I had a dream last night.

Before I go on about that, though, I want to make sure we're all on the same page. So we're clear: I get super excited whenever I get a dream. I don't know if it's the insomnia or the insanity or what, but I only ever get about one a year. Before tonight's, lats night's, whatever, I only remember two.

From two years ago: I was sitting outside, on my back porch, and all of my pals were there. The grill was up, we had hot dogs cooking or a barbecue going, or something... and we chat around and chilled and chatted and smoked.

And that was it.

Last years? Finally, finally, I got one: Zombie Apocalypse. I never fucking get zombie or vampire dreams, I've always wanted one, and last year, I finally got it: The newsmen were screaming on the television --"Zombie Apocalypse is HERE" "Do not attempt to rescue your loved ones!" "Stay in your houses and lock your doors" "If you see one of the enemy, do not make contact" "The End Is Extremely Fucking Nigh" -- and so on. So I got up. I walked into my basement. I walked into my zombie shelter. And I shut the door behind me.

There was enough water and food. Nothing went wrong. I waited it out and everything was chill. Nothing went wrong.






The entry isn't over, I just want you to take a minute to dwell on that.





Okay, good? Well now you can see why I'd be so eager for this year's shot. At this point, I could raise my track record by having a dream about cutting off my foot with a bandsaw.

I did not cut off my own foot with a bandsaw. Instead, I had a dream that was clearly influenced by watching too much anime.

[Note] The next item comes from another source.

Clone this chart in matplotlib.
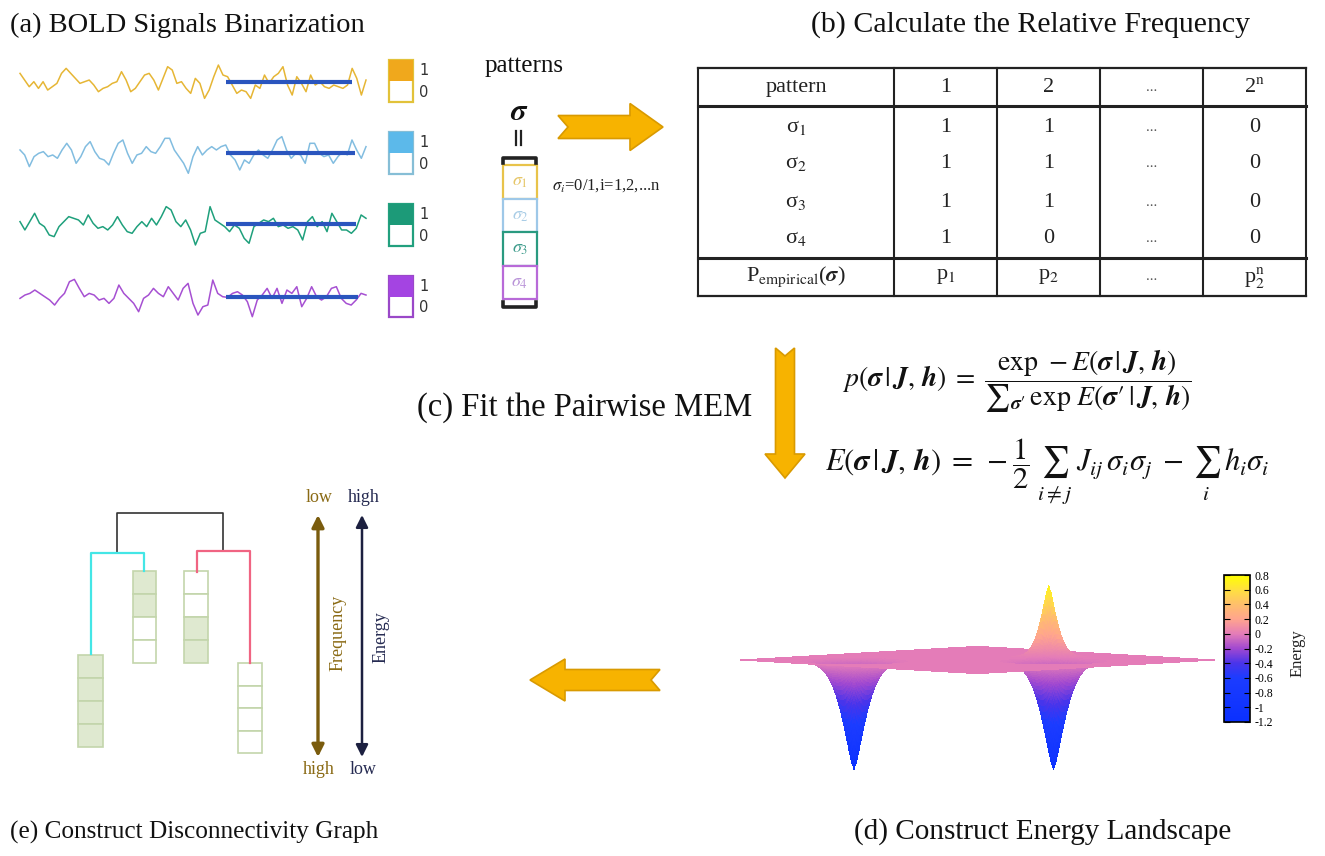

Which has nothing at all to do with whatever you're thinking of. I did not have a six foot long magical sword. I could not cast magic. I couldn't shoot fireballs or fly. I couldn't even catch 'em all. Nope. Instead, every woman who has ever been in my life decided, on the same day, that they were going to act on their suppressed lifelong attraction for me. Friends. Friends' girlfriends. My elementary school teachers, one of whom it turns out is actually really hot, so goddammit, I guess. But yeah. Every female influence in my life.

And boy, was there drama. Oh my god. My fourth grade teacher - the hot one - was doing some heavy campaigning and scheming to get me away from the other girls, and good old Rachel from the coffeeshop, I think she may have killed someone, god bless her. Some classmates were just going at it like cats, and oh, you know who else was stirring up trouble? My girlfriend. Yes, even in my subconscious, every single person I knew waited until I was no longer single to reveal their lifelong crush.

So how did it all play out? Who won? Did any of the girls have enough character and savagery to beat out all the other girls for my attention? Did I just settle for the annoying female lead? Or - how 'bout this, -did I stay faithful to my girlfriend even in this time of adversity? Well not technically, no. (~Scandalous!~)

I lasted for four hours before I drove myself off a bridge.